Pisces (Feb. 19-March 20)
You’ve been blindfolded and marched who knows where. You could be standing on a gangplank above chum-crazy-shark-infested waters, or lingering by the altar under the cyclopean eyes of cameras with marriage-vow teleprompters, a white gold ring, and an overeager fiancé. You have every right to flip your shit, but I hope you won’t. Wherever you end up, you had a hand in getting there, either through passive inaction or unreasonable, stubborn immovability. Now that you’re on the spot, before you reject it out of hand, at least consider the possibility that this is where you secretly wanted to be all along.
Aries (March 21-April 19)
It’s time for a long-overdue reminder about the nature of crises.

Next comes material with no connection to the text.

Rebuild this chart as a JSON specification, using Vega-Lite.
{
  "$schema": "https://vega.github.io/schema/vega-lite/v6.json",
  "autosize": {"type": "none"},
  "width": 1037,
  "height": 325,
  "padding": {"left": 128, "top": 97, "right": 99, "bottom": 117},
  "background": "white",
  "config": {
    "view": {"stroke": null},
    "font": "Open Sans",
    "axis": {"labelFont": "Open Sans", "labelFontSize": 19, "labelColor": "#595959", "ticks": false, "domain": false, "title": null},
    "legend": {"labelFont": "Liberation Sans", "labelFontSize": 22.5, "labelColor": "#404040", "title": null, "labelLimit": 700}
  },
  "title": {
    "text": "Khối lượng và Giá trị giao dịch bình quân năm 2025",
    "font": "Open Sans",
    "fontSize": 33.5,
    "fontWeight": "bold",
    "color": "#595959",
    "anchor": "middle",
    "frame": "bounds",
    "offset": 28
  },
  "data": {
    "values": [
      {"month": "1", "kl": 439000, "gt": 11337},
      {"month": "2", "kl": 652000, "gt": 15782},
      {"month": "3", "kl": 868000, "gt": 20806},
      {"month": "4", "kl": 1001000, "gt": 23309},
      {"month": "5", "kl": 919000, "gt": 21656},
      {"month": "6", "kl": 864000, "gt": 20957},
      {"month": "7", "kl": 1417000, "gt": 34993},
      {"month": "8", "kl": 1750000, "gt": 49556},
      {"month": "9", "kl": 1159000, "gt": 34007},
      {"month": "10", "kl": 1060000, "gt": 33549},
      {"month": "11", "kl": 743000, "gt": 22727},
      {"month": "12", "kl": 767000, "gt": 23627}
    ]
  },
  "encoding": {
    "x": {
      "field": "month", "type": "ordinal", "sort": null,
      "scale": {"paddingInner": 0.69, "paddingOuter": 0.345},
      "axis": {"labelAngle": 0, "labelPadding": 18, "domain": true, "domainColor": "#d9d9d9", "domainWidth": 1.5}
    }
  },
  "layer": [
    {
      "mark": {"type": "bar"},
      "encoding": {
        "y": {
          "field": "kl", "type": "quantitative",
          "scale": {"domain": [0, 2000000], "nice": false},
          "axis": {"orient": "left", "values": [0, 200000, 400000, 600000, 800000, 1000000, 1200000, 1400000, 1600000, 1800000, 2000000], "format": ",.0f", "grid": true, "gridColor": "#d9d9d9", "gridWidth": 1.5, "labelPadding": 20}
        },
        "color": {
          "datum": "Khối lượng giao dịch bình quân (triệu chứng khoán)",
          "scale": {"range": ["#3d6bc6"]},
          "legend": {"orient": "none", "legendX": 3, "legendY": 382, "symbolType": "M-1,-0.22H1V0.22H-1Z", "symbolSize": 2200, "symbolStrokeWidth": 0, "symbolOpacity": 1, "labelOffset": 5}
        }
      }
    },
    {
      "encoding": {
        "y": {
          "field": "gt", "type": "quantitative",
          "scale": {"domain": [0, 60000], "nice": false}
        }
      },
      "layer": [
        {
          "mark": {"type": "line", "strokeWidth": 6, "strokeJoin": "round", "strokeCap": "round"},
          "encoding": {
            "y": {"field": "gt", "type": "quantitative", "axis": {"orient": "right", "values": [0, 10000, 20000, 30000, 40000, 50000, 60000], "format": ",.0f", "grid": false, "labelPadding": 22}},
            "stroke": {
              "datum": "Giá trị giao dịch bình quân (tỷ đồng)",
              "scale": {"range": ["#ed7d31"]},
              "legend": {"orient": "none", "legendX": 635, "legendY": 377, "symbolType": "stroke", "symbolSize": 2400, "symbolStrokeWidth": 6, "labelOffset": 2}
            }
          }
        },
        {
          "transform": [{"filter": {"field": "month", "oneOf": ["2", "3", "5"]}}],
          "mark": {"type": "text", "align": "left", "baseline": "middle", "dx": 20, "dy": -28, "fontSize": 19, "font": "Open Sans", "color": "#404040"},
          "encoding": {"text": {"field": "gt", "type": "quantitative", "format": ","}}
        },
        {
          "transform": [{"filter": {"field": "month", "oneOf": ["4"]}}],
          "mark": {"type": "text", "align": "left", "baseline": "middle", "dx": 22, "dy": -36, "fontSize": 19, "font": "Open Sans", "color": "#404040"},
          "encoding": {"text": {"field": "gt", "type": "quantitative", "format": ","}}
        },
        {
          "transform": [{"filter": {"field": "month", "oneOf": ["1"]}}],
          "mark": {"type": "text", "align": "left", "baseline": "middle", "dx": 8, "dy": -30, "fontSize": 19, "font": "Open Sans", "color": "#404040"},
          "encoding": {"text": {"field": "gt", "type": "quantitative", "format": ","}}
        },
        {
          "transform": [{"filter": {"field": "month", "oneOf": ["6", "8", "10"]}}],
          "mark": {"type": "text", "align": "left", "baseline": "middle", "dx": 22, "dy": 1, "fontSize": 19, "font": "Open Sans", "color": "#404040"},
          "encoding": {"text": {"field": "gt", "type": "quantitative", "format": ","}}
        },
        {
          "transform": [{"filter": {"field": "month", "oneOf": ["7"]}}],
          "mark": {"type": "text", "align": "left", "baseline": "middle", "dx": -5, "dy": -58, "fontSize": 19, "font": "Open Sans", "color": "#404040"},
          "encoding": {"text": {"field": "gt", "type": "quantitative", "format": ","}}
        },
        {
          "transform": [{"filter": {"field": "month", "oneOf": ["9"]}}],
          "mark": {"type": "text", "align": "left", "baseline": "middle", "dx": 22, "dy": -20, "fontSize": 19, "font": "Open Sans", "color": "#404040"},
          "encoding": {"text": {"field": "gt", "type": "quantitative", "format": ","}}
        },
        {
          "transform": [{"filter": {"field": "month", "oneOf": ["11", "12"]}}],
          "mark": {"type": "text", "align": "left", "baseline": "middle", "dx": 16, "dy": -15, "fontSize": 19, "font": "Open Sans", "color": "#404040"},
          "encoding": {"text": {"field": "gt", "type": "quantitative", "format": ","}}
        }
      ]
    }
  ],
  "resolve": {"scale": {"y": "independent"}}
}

Yes, they’re just one more oppressive burden of shit added to your already overloaded emotional cargo hold. They threaten to sink the entire ship of your life. But for someone as resourceful and determined as you are, a lightning strike need not be pure disaster. Any challenge is an occasion to shine. The next bolt that dares to pin you between the waves should be seized. Put on your asbestos gloves and climb it (this is a metaphor, you can do that here). Ride the chaos of the thunderhead for a while. It might be scary, but it’ll also carry you further faster than you’ve gone in months.
Taurus (April 20-May 20)
This week, you’ll enjoy an unusual amount of perspective and clarity. Maybe you can finally see how a tiny shift can make something supporting, loving, and nurturing seem oppressive, smothering, and restrictive, or vice versa. Being given space can feel like being abandoned, or being romantically pursued can suddenly resemble sinister stalking. The majority of your circumstances could truly go either way, depending on how you want or believe they should. Now that you know that reality is what you decide it is, you’re free to opt for the version that makes you happier. Why you’d choose otherwise is beyond me.